4 Electricity Saving Hacks You Need to Know

South Africans have a tough time with Eskom, especially over the past few years, and things aren’t looking any better.

So, what are our options?

We save as much as possible. The only way we can do that is by getting into habits that help us save.

The higher the electricity prices get, the less we’ll have to spend on the things that matter most to us.

Here are 4 habits you should get into, so that you can start saving on your monthly electricity bills.


1. Be smart with your geyser

Our geysers are responsible for the largest chunk of our electricity bill. Our geysers make up about 39% of our total electric usage. Cutting on geyser usage has become very important.

Finding the best way to save on your geysers is tricky. Everyone seems to have a different opinion, leaving everyone confused.

Should we switch off our geysers during the day and only turn it back on when we need hot water? But don’t geysers use a lot electricity to heat up again?

Or, should we keep it on all day and simply use our water sparingly? Will that really make a difference?

Luckily for us, Stellenbosch University (SU) conducted a study that answers this age of question.

Find the Stellenbosch University (SU) study here: Saving on household electric water heating: What works best and by how much?

According to the study, we should schedule our geysers to our bath and shower times. Heating the water for two hours and switching it off just before taking a bath or shower, is a winning recipe.

You can reduce your geyser usage by 18% if you use your geyser as little as possible. That means scheduling your geyser correctly and only taking one shower or bath per day. This typically goes for households with 1 or 2 people.

If your household requires a larger usage, you could save on average up to 12% on your next electric bill. That goes for households who follow a geyser schedule and have 2 showers and 2 baths per day.

Having a geyser schedule could save on average up to 12% on your next electric bill

Insulating the pipes and the geyser is the second biggest cost saver. Covering pipes and the geyser with thermal blankets will save you between 5% to 12% more.

The insulation blankets help the geyser and pipes stay warmer for longer, using less energy when it heats back up.

The study showed that households that have a low-volume usage, could save up to 12%. And households that have a higher geyser usage could save up to 9%, by simply insulating their geyser and pipes.

Although timing is important when saving on electricity bills, reducing the heat on the geyser is still a great idea.

Reducing the temperature of the geyser from 65°C to 60°C will reduce the total hot water consumption by 20%. Which will reduce your overall electricity usage.

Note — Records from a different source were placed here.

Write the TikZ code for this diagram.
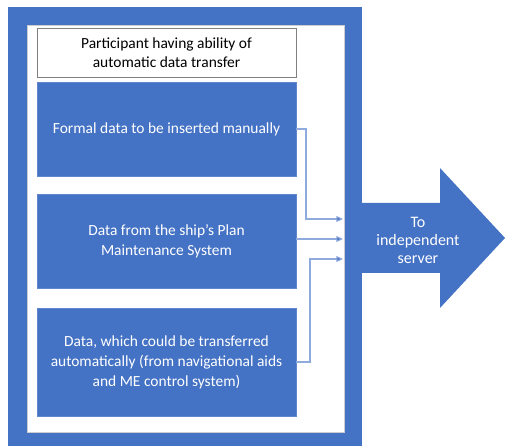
\documentclass[tikz,border=0pt]{standalone}
\usepackage{fontspec}
\setmainfont{Carlito}
\usetikzlibrary{arrows.meta}
\definecolor{officeblue}{HTML}{4472C4}
\definecolor{linkblue}{HTML}{8FAADC}
\definecolor{framegray}{HTML}{7F7F7F}
\begin{document}
\begin{tikzpicture}[x=0.75pt,y=-0.75pt,
  bluebox/.style={fill=officeblue,draw=officeblue!85!white,line width=0.6pt},
  boxtext/.style={text=white,font=\fontsize{11.6}{15}\selectfont,align=center},
  link/.style={draw=linkblue,line width=0.8pt,-{Triangle[length=5pt,width=4.5pt,fill=officeblue]}}]
  \useasboundingbox[fill=white] (0,0) rectangle (506,448);
  % outer participant frame
  \fill[officeblue] (8,7) rectangle (362,446);
  \fill[white,draw=framegray!40,line width=0.4pt] (27,25) rectangle (344,432);
  % arrow towards the server
  \fill[officeblue] (362,203) -- (440,203) -- (440,168) -- (505,238)
     -- (440,308) -- (440,273) -- (362,273) -- cycle;
  \node[text=white,font=\fontsize{12}{13.5}\selectfont,align=center] (server) at (418,240)
     {To\\independent\\server};
  % title box
  \node[draw=framegray,line width=0.6pt,fill=white,minimum width=259*0.75pt,
        minimum height=49*0.75pt,inner sep=0pt,align=center,
        font=\fontsize{11.6}{13.8}\selectfont] (title) at (166.5,52.5)
     {Participant having ability of\\automatic data transfer};
  % data source boxes
  \node[bluebox,minimum width=259*0.75pt,minimum height=94*0.75pt,inner sep=0pt] (manual) at (166.5,129) {};
  \node[boxtext] at (manual.center) {Formal data to be inserted manually};
  \node[bluebox,minimum width=259*0.75pt,minimum height=94*0.75pt,inner sep=0pt] (pms) at (166.5,241) {};
  \node[boxtext] at (pms.center) {Data from the ship’s Plan\\Maintenance System};
  \node[bluebox,minimum width=259*0.75pt,minimum height=108*0.75pt,inner sep=0pt] (auto) at (166.5,362) {};
  \node[boxtext] at (auto.center) {Data, which could be transferred\\automatically (from navigational aids\\and ME control system)};
  % connector end points on the frame
  \coordinate (in1) at (343,219);
  \coordinate (in2) at (343,239);
  \coordinate (in3) at (343,259);
  \draw[link] (manual.east) -- (306,129) -- (306,219) -- (in1);
  \draw[link] (pms.east |- in2) -- (in2);
  \draw[link] (auto.east) -- (310,362) -- (310,259) -- (in3);
\end{tikzpicture}
\end{document}
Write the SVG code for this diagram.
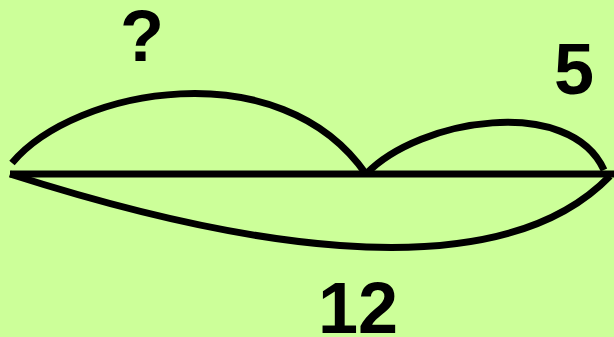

Implementing these hacks correctly will save you, on average, 25% on your monthly geyser usage and ultimately save you on your next electricity bill.


2. Be light efficient

Hopefully, everyone follows the golden rule when it comes to lights. Switch them off when you’re not using them.

If you haven’t yet, start using Compact Fluorescent Lamps (CFLs). These CFL bulbs have more benefits than the traditional light bulb.

Compact Fluorescent Lamps (CFLs) are not only energy efficient, but they also produce more light

The CFL bulbs are not only energy efficient, but they also produce more light. You could replace a 100Watt incandescent bulb with a 22Watt CFL bulb and have the same amount of light.

Although the CFL bulbs are more expensive to start off with, they last 10 times longer. Making them less expensive in the long run.

Another lighting hack would be to install LED lights or energy-efficient downlights. These lights would last you 8 times longer than traditional bulbs.

You could potentially save up to 80% of your lighting costs, by simply installing the right lights.


3. Use appliances economically

If you can, replace any high energy appliances with low energy appliances.

Using your washing machine economically will take you a long way.

Use cold water when doing laundry. Using hot water is not always necessary and it uses a lot more electricity.

As far as tumble driers go, do you reeeeally need one?

Hanging up your clothes might take longer, but at least it’s free.

A tumble drier is more convenient, but at what cost?


4. Get warm and cosy

Staying warm in winter is always a challenge. If it’s not Eskom charging us an arm and a leg, it’s loadshedding getting in the way.

How do we stay warm in winter and save money at the same time?

For starters, whip out your best blanket and get real cosy on those cold winter nights. If you haven’t noticed yet, the aim of the game here is to stay away from using electricity.

If you really have to use a heater, rather use a gas heater instead.

When you do have a heater sizzling up your house, only use it in the room that you’re using the most. You don’t need to heat up the whole house when you’re mostly in one room.

Electrical blankets might be light on electricity but using old school technology is even better. Put those cosy blankets to use as much as possible.

It’s a once off investment that doesn’t cost a thing later on.


Winter is here…

With winter here, there’s no better time to start saving where we can.

We can expect electricity prices to keep increasing and our wallets won’t support that extra load, unless we adapt.

The sooner we start getting in the habit of reducing our electricity usage, the better we’ll become at saving on our monthly bills.

Challenge yourself and see how low you can get your electricity bill.